John C. Dvorak on Intel's First Neural Network Chip
"it is something of a breakthrough, having achieved the theoretical intelligence level of a cockroach"
“Nobody at Intel knows what to make of this thing,"
Very soon we’ll start a new series looking at the story of the development of chips dedicated to accelerating machine learning, with an initial post looking at the origins of Google’s first TPU.
But Google’s TPU development, starting in 2013, wasn’t the first project to create dedicated neural network chips. Intel, amongst many others, got there first. Decades earlier, in fact.
And reporting on Intel’s first effort was columnist, now turned podcast host, John C. Dvorak. Writing in PC Magazine:
While everyone worries about the next hot processor chip, a small team of engineers at Intel invented the 80170, the world's fastest and most powerful neural network on a chip. In processing power, it is something of a breakthrough, having achieved the theoretical intelligence level of a cockroach - no kidding.
I visited with the chip's developers, who admit that this analog computer possesses a frightening amount of processing power and has the company baffled. “Nobody at Intel knows what to make of this thing," I was told.
Neural nets aren't programmed — they're trained — like a dog. The programmer's job (if one can be called a programmer) is to organize the data in such a way that it can be analyzed over and over until the network discovers patterns and extrapolates data from incomplete data sets. Predicting weather and determining which horse will win the third at Belmont are perfect neural net applications.
But after the humor, and perhaps a degree of scepticism, there is a prediction that would take decades to come true.
Don't be left out. There's something big lurking beneath the surface of this technology.
When did the Intel 80170 appear? All the way back in 1989.
To put this into context, this is the year that Intel’s 80486 first appeared. A typical high end PC had an 80386 running at up to 20MHz and up to 16MB of memory.

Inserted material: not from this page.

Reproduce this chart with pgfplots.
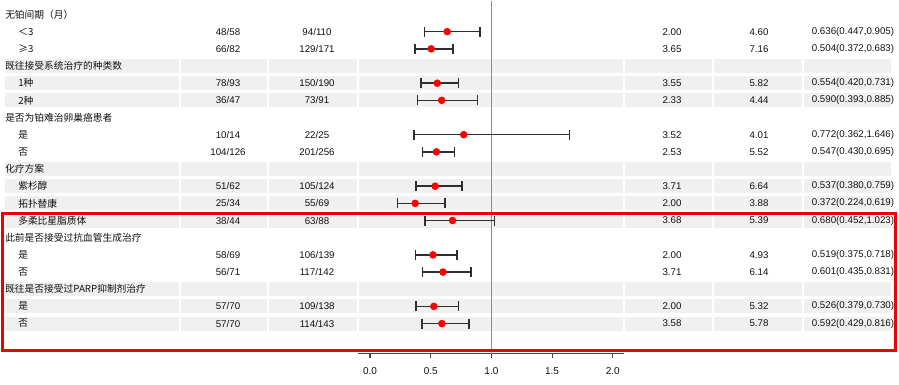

The 80170 was quite different from these other Intel products though. It was an analog neural processor. According to Wikichip:
ETANN (Electronically Trainable Analog Neural Network) was one of the first commercial neural processors, introduced by Intel around 1989. Implemented on a 1.0 µm process, this chip incorporated 64 analog neurons and 10,240 analog synapses. The ETANN is also the first commercial analog neural processor and is considered to be the first successful commercial neural network chip.
We’ll look in more detail at the 80170, and other early neural network chips, in later posts. In the meantime, well done to John Dvorak on his prescience.
A brief footnote. I discovered today that Dvorak is the nephew of August Dvorak, who invented the Dvorak keyboard layout.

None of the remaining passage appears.